What was arguably the worst “megadrought” of the past millennium played out the following century in the summer of 1540. Rivers, springs, and wells dried up. Lake Constance, one of Europe’s deepest and largest lakes, lost so much water that people walked to former islands.

Temperatures must have been excruciating. In France, townspeople huddled in cellars not long after sunrise, hoping to escape the heat. One French chronicler noted that the wine grapes were “roasted and the leaves of the vines had fallen to the ground like after a severe frost.”* Throughout the continent, forest fires erupted, much as they have now. A Swiss account from late July 1540 reported that it was “unbearably hot [with] everybody complaining of water shortages. Forests were burning everywhere around.”

Buildings burst into flames as well. Thanks to the meticulous record-keeping of the Germans, we know that 1540 enjoys the dubious distinction of witnessing more fires in towns than any other peacetime year since 1000 AD. Judging from the anecdotal evidence in other countries, Germany was hardly alone.

The fires lent the sky a ghoulish glow, with many observers reporting that both the sun and moon were wreathed in a blood-red aura. Though many centuries had passed since the time of Tacitus, the Germans and other Europeans greeted these signs with similar superstition, viewing them as portents of evil. Many people soon became convinced that hordes of murderous arsonists — “Mordenbrunner” — were setting the fires.
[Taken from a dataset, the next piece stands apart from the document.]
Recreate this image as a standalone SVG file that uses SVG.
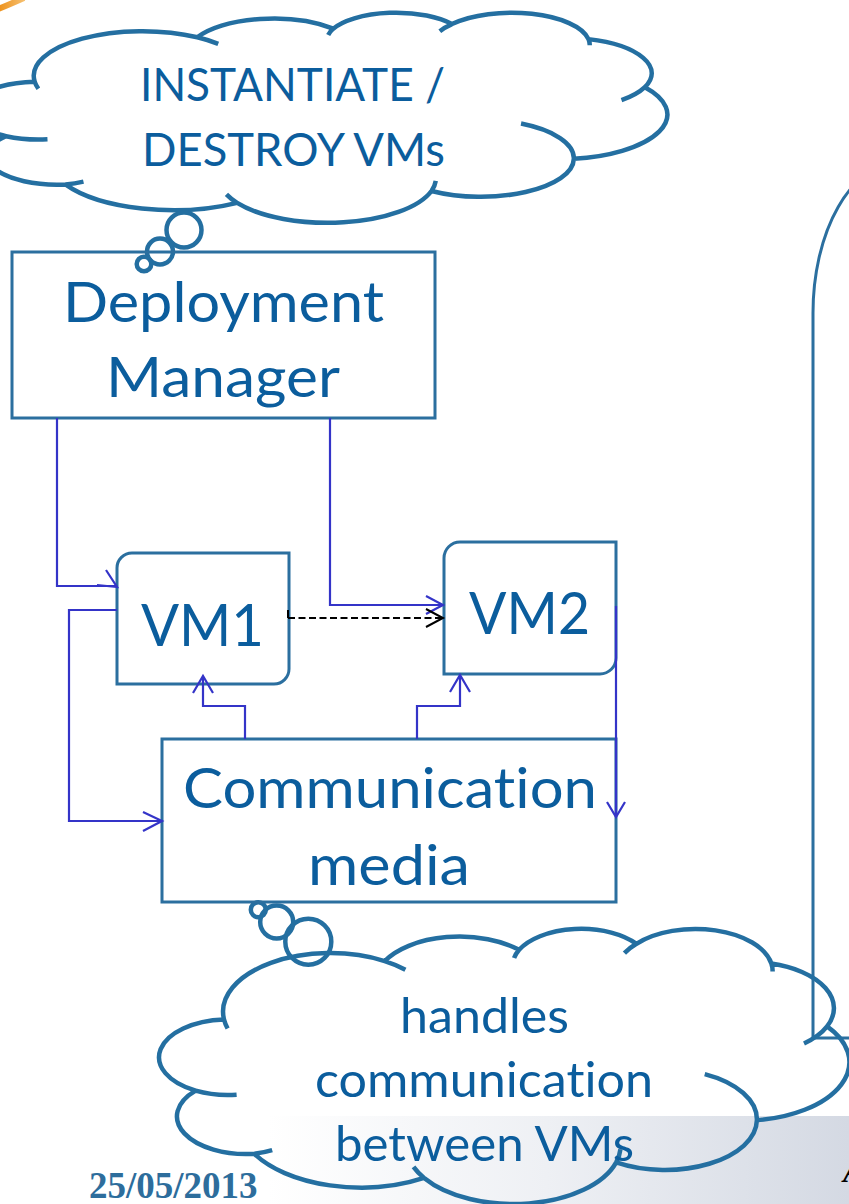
<svg xmlns="http://www.w3.org/2000/svg" width="849" height="1204" viewBox="0 0 849 1204">
  <defs>
    <linearGradient id="footerFade" x1="0" y1="0" x2="1" y2="0">
      <stop offset="0" stop-color="#ffffff"/>
      <stop offset="0.48" stop-color="#eef0f4"/>
      <stop offset="1" stop-color="#d4d9e3"/>
    </linearGradient>
    <linearGradient id="swoosh" gradientUnits="userSpaceOnUse" x1="0" y1="0" x2="26" y2="0">
      <stop offset="0" stop-color="#ee9420"/>
      <stop offset="1" stop-color="#f6c274"/>
    </linearGradient>
    <!-- cloud outline in a 100x100 box: eleven lobes plus the inner lobe tails -->
    <path id="cloud" vector-effect="non-scaling-stroke" d="M9.03 33.26 A15.63 21.27 0 0 1 32.42 12.04 A12.35 16.82 0 0 1 51.98 7.94 A10.10 13.76 0 0 1 69.06 5.75 A11.24 15.27 0 0 1 88.70 12.91 A12.35 16.84 0 0 1 96.81 35.79 A15.68 21.34 0 0 1 86.59 69.92 A13.39 18.21 0 0 1 66.11 85.22 A15.63 21.33 0 0 1 38.15 90.89 A17.87 24.41 0 0 1 13.44 82.11 A10.09 13.70 0 0 1 4.90 59.14 A10.06 13.76 0 0 1 9.03 33.26 Z M10.86 60.60 A10.06 13.76 0 0 1 4.90 59.14 M16.04 80.78 A10.09 13.70 0 0 1 13.44 82.11 M38.15 90.89 A15.63 21.33 0 0 1 36.61 86.87 M66.73 80.44 A15.63 21.33 0 0 1 66.11 85.22 M79.00 53.13 A13.39 18.21 0 0 1 86.59 69.92 M96.81 35.79 A12.35 16.84 0 0 1 93.45 41.99 M88.70 12.91 A11.24 15.27 0 0 1 88.88 15.83 M67.31 9.15 A11.24 15.27 0 0 1 69.06 5.75 M51.25 10.93 A10.10 13.76 0 0 1 51.98 7.94 M32.42 12.04 A15.63 21.27 0 0 1 35.43 15.16 M9.55 36.55 A15.63 21.27 0 0 1 9.03 33.26"/>
  </defs>
  <style>
    .cloud { fill: none; stroke: #246fa1; stroke-width: 4.5; }
    .bubble { fill: none; stroke: #246fa1; stroke-width: 4.5; }
    .box { fill: none; stroke: #2b6f9f; stroke-width: 3; }
    .label { font-family: Lato, "Open Sans", "DejaVu Sans", sans-serif; fill: #0b5d9d; font-variant-ligatures: none; font-feature-settings: "liga" 0, "clig" 0, "dlig" 0; }
    .link { fill: none; stroke: #3434c8; stroke-width: 2.2; }
    .dashed { fill: none; stroke: #000000; stroke-width: 2; stroke-dasharray: 7 3.5; }
    .tick { fill: none; stroke: #000000; stroke-width: 2; }
    .head { fill: none; stroke: #3434c8; stroke-width: 2.2; stroke-linejoin: miter; }
    .head-black { fill: none; stroke: #000000; stroke-width: 2; stroke-linejoin: miter; }
  </style>

  <!-- page decoration -->
  <rect x="268" y="1116" width="581" height="88" fill="url(#footerFade)"/>
  <path d="M-4 10 Q 8 5 24 -2" fill="none" stroke="url(#swoosh)" stroke-width="6"/>
  <text x="89" y="1198" font-family="'Liberation Serif', 'Times New Roman', serif" font-weight="bold" font-size="37" fill="#2d6d9c">25/05/2013</text>
  <text x="843" y="1182" font-family="'Liberation Serif', 'Times New Roman', serif" font-weight="bold" font-style="italic" font-size="32" fill="#000000">A</text>

  <!-- panel at the right edge -->
  <g id="right-panel">
    <path class="box" d="M849 1038 H813 V313 A86 150 0 0 1 899 163"/>
  </g>

  <!-- thought cloud above the deployment manager -->
  <g id="cloud-instantiate">
    <use href="#cloud" class="cloud" transform="translate(-28 12) scale(6.95 2.10)"/>
    <circle class="bubble" cx="184" cy="230" r="17.5"/>
    <circle class="bubble" cx="160" cy="251.5" r="13"/>
    <circle class="bubble" cx="144" cy="264" r="7.3"/>
    <text class="label" font-size="46" x="140" y="101" textLength="305" lengthAdjust="spacingAndGlyphs">INSTANTIATE /</text>
    <text class="label" font-size="46" x="142" y="166" textLength="303" lengthAdjust="spacingAndGlyphs">DESTROY VMs</text>
  </g>

  <!-- thought cloud below the communication media -->
  <g id="cloud-handles">
    <use href="#cloud" class="cloud" transform="translate(162 928) scale(6.87 2.75)"/>
    <circle class="bubble" cx="308.3" cy="941.7" r="23"/>
    <circle class="bubble" cx="276.7" cy="922" r="16.5"/>
    <circle class="bubble" cx="258.3" cy="909.7" r="7.5"/>
    <text class="label" font-size="48" x="400" y="1033" textLength="169" lengthAdjust="spacingAndGlyphs">handles</text>
    <text class="label" font-size="48" x="315" y="1097" textLength="338" lengthAdjust="spacingAndGlyphs">communication</text>
    <text class="label" font-size="48" x="335" y="1161" textLength="299" lengthAdjust="spacingAndGlyphs">between VMs</text>
  </g>

  <g id="deployment-manager">
    <rect class="box" x="12" y="252" width="423" height="166"/>
    <text class="label" font-size="57" x="63" y="322" textLength="321" lengthAdjust="spacingAndGlyphs">Deployment</text>
    <text class="label" font-size="57" x="106" y="397" textLength="234" lengthAdjust="spacingAndGlyphs">Manager</text>
  </g>

  <g id="vm1">
    <path class="box" d="M132 553 H289 V669 A15 15 0 0 1 274 684 H117 V568 A15 15 0 0 1 132 553 Z"/>
    <text class="label" font-size="58" x="141" y="646" textLength="123" lengthAdjust="spacingAndGlyphs">VM1</text>
  </g>

  <g id="vm2">
    <path class="box" d="M460 542 H616 V658 A16 16 0 0 1 600 674 H444 V558 A16 16 0 0 1 460 542 Z"/>
    <text class="label" font-size="58" x="469" y="634" textLength="121" lengthAdjust="spacingAndGlyphs">VM2</text>
  </g>

  <g id="communication-media">
    <rect class="box" x="162" y="739" width="454" height="163"/>
    <text class="label" font-size="57" x="183" y="808" textLength="414" lengthAdjust="spacingAndGlyphs">Communication</text>
    <text class="label" font-size="57" x="308" y="885" textLength="162" lengthAdjust="spacingAndGlyphs">media</text>
  </g>

  <g id="connectors">
    <!-- deployment manager to VM1 -->
    <path class="link" d="M57 418 V586 H117"/>
    <polyline class="head" points="106,570 117,587 97,585"/>
    <!-- deployment manager to VM2 -->
    <path class="link" d="M330 418 V605 H443"/>
    <polyline class="head" points="426,596 443,605 426,614"/>
    <!-- VM1 to VM2, dashed -->
    <path class="tick" d="M288 610 V618"/>
    <path class="dashed" d="M288 618 H442"/>
    <polyline class="head-black" points="426,609 443,618 426,627"/>
    <!-- VM1 to communication media -->
    <path class="link" d="M117 610 H69 V821 H161"/>
    <polyline class="head" points="143,812 162,821 143,831"/>
    <!-- communication media to VM1 -->
    <path class="link" d="M245 739 V706 H203 V677"/>
    <polyline class="head" points="193,693 203,676 213,693"/>
    <!-- communication media to VM2 -->
    <path class="link" d="M417 739 V706 H460 V676"/>
    <polyline class="head" points="450,692 460,675 470,692"/>
    <!-- VM2 to communication media -->
    <path class="link" d="M616 606 V816"/>
    <polyline class="head" points="607,802 616,817 625,802"/>
  </g>
</svg>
A search for suspects followed. In some places, Protestants fingered Catholics, suspecting papal intrigue in deadly conflagrations. Elsewhere, local authorities arrested more conventional scapegoats: vagrants and beggars and outsiders — basically, anyone who didn’t belong. In classic late-medieval style, authorities tortured suspects to secure “confessions” of perfidy.

Nonstop fires, blood-red skies, scorching heat, failed harvests and collective paranoia all conspired to make peasants terribly peevish. Mercifully, similarly brutal conditions did not return until 1921.

Climate change has ushered in a new era. Beginning in 2003, Europe has sustained a number of crushing heat waves and droughts, with 2022 arguably the worst on record. The historical record would tell us to watch out: Extreme weather, whatever the cause, leaves chaos in its wake. That’s cold comfort indeed.

BLOOMBERG OPINION

*There were some upsides. When winemakers pressed the desiccated fruit, they ended up with a potent beverage closer to sherry than regular wine. It apparently got people drunk quickly. There was much rejoicing.